Всего несколько человек в мире знали, что Аллен существует, что он продолжает свои исследования. Из этих нескольких один я был уверен, что мой друг осуществил
Он жил над Землей, облетая ее каждые полтора часа. На новейшей американской космической станции «Феникс», которая была самой комфортабельной станцией для труда и отдыха. Техническая часть была отработана великолепно: в жилом отсеке станции путем вращения сфер создана нормальная тяжесть (я даже подозревал, что там среди современной мебели, стояли в кадках карликовые пальмы, которые Аллена всегда успокаивали), а в спутниковых отсеках царила обычная невесомость, где Аллен мог заниматься своими давними увлечениями — выращивать редкой красоты и большой стоимости кристаллы, варить незнакомые для Земли сплавы металлов, искать победителей непобежденных на планете болезней, исследуя под микроскопом на молекулярном уровне свою кровь.
И все же Аллен скучал. Получив через одного из его коллег секретную записку с указанием радиоволны, я тотчас вышел на связь со станцией «Феникс». Нередко у Аллена или у меня являлась острая потребность в общении, и я болтал с ним о разных земных и космических мелочах, не вдаваясь, разумеется, в подробности того дела, которое осуществляла самая секретная космическая лаборатория США.
У меня всегда была с собой карманная рация для вызова Аллена. При включении она неизменно давала сигнал, когда Аллен пролетал в космосе над тем местом земного шара, где я находился. Сигнал прозвучал совсем недавно, и ждать облета «Фениксом» Земли было нецелесообразно.
— Боби, — негромко позвал я, и он тотчас материализовался из угла. — Кажется, я постараюсь помочь вам. За результаты не ручаюсь… Вы ничего не слышали и ничего не знаете…
В ответ на эту шаблонную фразу шеф полиции так энергично стал трясти головой, что я понял: не выдаст.
— Мне нужен мощный передатчик.
— Он к вашим услугам! — сразу же отозвался Боби. — Можно распорядиться?

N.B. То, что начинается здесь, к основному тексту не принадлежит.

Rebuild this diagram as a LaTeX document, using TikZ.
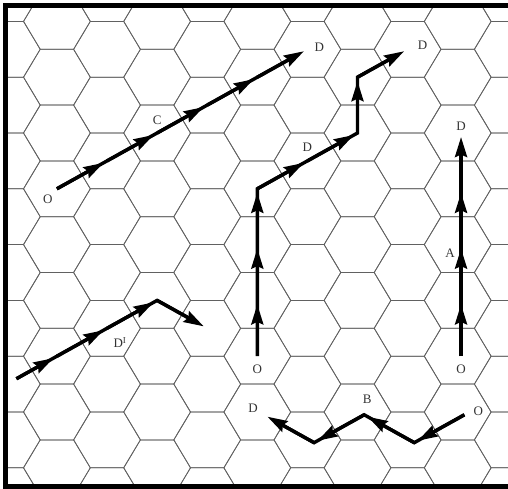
\documentclass[tikz,border=0pt]{standalone}
\usepackage{fontspec}
\setmainfont{Liberation Serif}
\usetikzlibrary{arrows.meta}

\begin{document}
\begin{tikzpicture}[x=33.4pt,y=-27.9pt,
    every node/.style={font=\fontsize{13}{14}\selectfont,text=black!80,inner sep=0pt},
    cell/.style={draw=black!62,line width=0.75pt},
    track/.style={line width=3.4pt},
    hop/.style={line width=3.4pt,shorten >=4pt,-{Stealth[length=20pt,width=12pt,inset=2.5pt]}},
    frame/.style={line width=5pt}]
  \useasboundingbox (-1.704,-0.767) rectangle (13.506,16.760);
  % hexagonal cells (columns 1.5 apart, rows 2 apart), clipped to the frame
  \begin{scope}
    \clip (-1.53,-0.56) rectangle (13.6,16.67);
    \foreach \c in {-1,...,9}
      \foreach \k in {-1,...,9} {
        \pgfmathtruncatemacro\r{2*\k+mod(\c,2)}
        \draw[cell] (1.5*\c,\r) +(1,0) -- +(.5,1) -- +(-.5,1) -- +(-1,0)
          -- +(-.5,-1) -- +(.5,-1) -- cycle;
      }
  \end{scope}
  \draw[frame] (13.6,-0.56) -- (-1.53,-0.56) -- (-1.53,16.67) -- (13.6,16.67);

  % cell centres on the routes
  \coordinate (cO) at (0,6);    \coordinate (c1) at (1.5,5);  \coordinate (c2) at (3,4);
  \coordinate (c3) at (4.5,3);  \coordinate (c4) at (6,2);    \coordinate (cD) at (7.5,1);
  \coordinate (eO) at (6,12);   \coordinate (e1) at (6,10);   \coordinate (e2) at (6,8);
  \coordinate (e3) at (6,6);    \coordinate (e4) at (7.5,5);  \coordinate (e5) at (9,4);
  \coordinate (e6) at (9,2);    \coordinate (eD) at (10.5,1);
  \coordinate (aO) at (12.1,12);  \coordinate (a1) at (12.1,10);  \coordinate (a2) at (12.1,8);
  \coordinate (a3) at (12.1,6);   \coordinate (aD) at (12.1,4);
  \coordinate (bO) at (12.2,14.1); \coordinate (b1) at (10.7,15.1); \coordinate (b2) at (9.2,14.1);
  \coordinate (b3) at (7.7,15.1);  \coordinate (bD) at (6.2,14.1);
  \coordinate (p0) at (-1.5,13); \coordinate (p1) at (0,12);  \coordinate (p2) at (1.5,11);
  \coordinate (p3) at (3,10);   \coordinate (pD) at (4.5,11);

  % routes: one line, one arrow per hop
  \draw[track,shorten >=15pt] (cO) -- (c1) -- (c2) -- (c3) -- (c4) -- (cD);
  \draw[track,shorten >=15pt] (eO) -- (e1) -- (e2) -- (e3) -- (e4) -- (e5) -- (e6) -- (eD);
  \draw[track,shorten >=15pt] (aO) -- (a1) -- (a2) -- (a3) -- (aD);
  \draw[track,shorten >=15pt] (bO) -- (b1) -- (b2) -- (b3) -- (bD);
  \draw[track,shorten <=11pt,shorten >=15pt] (p0) -- (p1) -- (p2) -- (p3) -- (pD);
  \foreach \a/\b in {cO/c1,c1/c2,c2/c3,c3/c4,c4/cD,
                     eO/e1,e1/e2,e2/e3,e3/e4,e4/e5,e5/e6,e6/eD,
                     aO/a1,a1/a2,a2/a3,a3/aD,
                     bO/b1,b1/b2,b2/b3,b3/bD,
                     p1/p2,p2/p3,p3/pD}
    \draw[hop] (\a) -- (\b);
  \draw[hop,shorten <=11pt] (p0) -- (p1);

  % labels
  \node (lcO) at ([xshift=-9pt,yshift=-10pt]cO) {O};
  \node (lcD) at ([xshift=12pt,yshift=2pt]cD) {D};
  \node (lc)  at ([yshift=13pt]c2) {C};
  \node (leO) at ([yshift=-13pt]eO) {O};
  \node (le4) at ([yshift=14pt]e4) {D};
  \node (leD) at ([xshift=15pt,yshift=4pt]eD) {D};
  \node (laO) at ([yshift=-13pt]aO) {O};
  \node (la)  at ([xshift=-11pt,yshift=-9pt]a2) {A};
  \node (laD) at ([yshift=7pt]aD) {D};
  \node (lbO) at ([xshift=14pt,yshift=4pt]bO) {O};
  \node (lb)  at ([xshift=3pt,yshift=16pt]b2) {B};
  \node (lbD) at ([xshift=-11pt,yshift=7pt]bD) {D};
  \node (lp)  at ([xshift=13pt,yshift=-14pt]p2) {D\textsuperscript{I}};
\end{tikzpicture}
\end{document}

— При одном условии: о моих действиях никто не должен знать… Это очень серьезно, Боби!
— Я сам буду вас сопровождать.
Через четверть часа мы были на городской радиостанции. Я заказал нужную волну и остался один в студии. Боби дежурил по ту сторону толстой двери.
— Вы отчаянный парень, — сказал он перед этим. — Будьте осторожны. Они, — он подчеркнул это слово, — записывают все радиопереговоры.
— Знаю. Пока они поймут, что к чему, мы спасем город.
Довольно долго вызывал я Аллена. «Феникс» был вне зоны слышимости. Наконец раздался знакомый глуховатый голос:
— Шестой слушает.
— Вилли, это я, — сказал я, дрогнув от радости, словно друг вошел сейчас в комнату. — Привет!
— Привет, Жолио! — Он называл меня в целях конспирации именем деда. — Как поживаешь?
— Как на горячей сковороде…
Я торопливо объяснил Аллену ситуацию, спросил:
— Скажи, ты сможешь засечь плутоний? Их три или четыре штуки, очень компактных. Где бомбы, никто не знает…
— Когда намечен первый взрыв? — спросил Аллен.
Я взглянул на часы: 19.10.
— Через тридцать три часа пятьдесят минут.
В наушниках потрескивал космос. Аллен молчал. Я знал, что друг оценивает обстановку, считает, пока его станция с огромной скоростью мчит вокруг шарика.